▶ Material provided

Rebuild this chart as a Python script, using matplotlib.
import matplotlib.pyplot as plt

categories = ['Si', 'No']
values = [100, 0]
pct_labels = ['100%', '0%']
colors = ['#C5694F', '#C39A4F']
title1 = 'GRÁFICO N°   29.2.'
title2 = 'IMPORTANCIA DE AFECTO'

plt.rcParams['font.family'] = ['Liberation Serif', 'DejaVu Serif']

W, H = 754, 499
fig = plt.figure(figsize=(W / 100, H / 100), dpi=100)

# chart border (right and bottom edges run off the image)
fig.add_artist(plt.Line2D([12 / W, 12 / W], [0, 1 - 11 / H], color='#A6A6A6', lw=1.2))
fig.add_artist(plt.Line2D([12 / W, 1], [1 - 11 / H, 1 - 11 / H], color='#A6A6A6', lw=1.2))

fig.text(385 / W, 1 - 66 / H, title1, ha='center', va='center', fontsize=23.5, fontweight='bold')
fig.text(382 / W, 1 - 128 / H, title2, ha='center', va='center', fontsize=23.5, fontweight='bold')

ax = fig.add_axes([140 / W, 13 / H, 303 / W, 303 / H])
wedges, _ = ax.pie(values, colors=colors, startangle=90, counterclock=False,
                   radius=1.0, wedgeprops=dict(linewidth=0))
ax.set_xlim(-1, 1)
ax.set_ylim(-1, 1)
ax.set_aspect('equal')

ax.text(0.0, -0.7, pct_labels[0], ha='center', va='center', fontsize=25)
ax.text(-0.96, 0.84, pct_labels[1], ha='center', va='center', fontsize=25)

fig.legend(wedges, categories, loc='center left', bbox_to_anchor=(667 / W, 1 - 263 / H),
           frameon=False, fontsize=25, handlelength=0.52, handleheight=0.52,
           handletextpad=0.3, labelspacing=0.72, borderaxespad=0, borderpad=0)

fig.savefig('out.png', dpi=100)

▶ Task goal
Repeat the material word for word, in full.

▶ In response
Rebuild this chart as a Python script, using matplotlib.
import matplotlib.pyplot as plt

categories = ['Si', 'No']
values = [100, 0]
pct_labels = ['100%', '0%']
colors = ['#C5694F', '#C39A4F']
title1 = 'GRÁFICO N°   29.2.'
title2 = 'IMPORTANCIA DE AFECTO'

plt.rcParams['font.family'] = ['Liberation Serif', 'DejaVu Serif']

W, H = 754, 499
fig = plt.figure(figsize=(W / 100, H / 100), dpi=100)

# chart border (right and bottom edges run off the image)
fig.add_artist(plt.Line2D([12 / W, 12 / W], [0, 1 - 11 / H], color='#A6A6A6', lw=1.2))
fig.add_artist(plt.Line2D([12 / W, 1], [1 - 11 / H, 1 - 11 / H], color='#A6A6A6', lw=1.2))

fig.text(385 / W, 1 - 66 / H, title1, ha='center', va='center', fontsize=23.5, fontweight='bold')
fig.text(382 / W, 1 - 128 / H, title2, ha='center', va='center', fontsize=23.5, fontweight='bold')

ax = fig.add_axes([140 / W, 13 / H, 303 / W, 303 / H])
wedges, _ = ax.pie(values, colors=colors, startangle=90, counterclock=False,
                   radius=1.0, wedgeprops=dict(linewidth=0))
ax.set_xlim(-1, 1)
ax.set_ylim(-1, 1)
ax.set_aspect('equal')

ax.text(0.0, -0.7, pct_labels[0], ha='center', va='center', fontsize=25)
ax.text(-0.96, 0.84, pct_labels[1], ha='center', va='center', fontsize=25)

fig.legend(wedges, categories, loc='center left', bbox_to_anchor=(667 / W, 1 - 263 / H),
           frameon=False, fontsize=25, handlelength=0.52, handleheight=0.52,
           handletextpad=0.3, labelspacing=0.72, borderaxespad=0, borderpad=0)

fig.savefig('out.png', dpi=100)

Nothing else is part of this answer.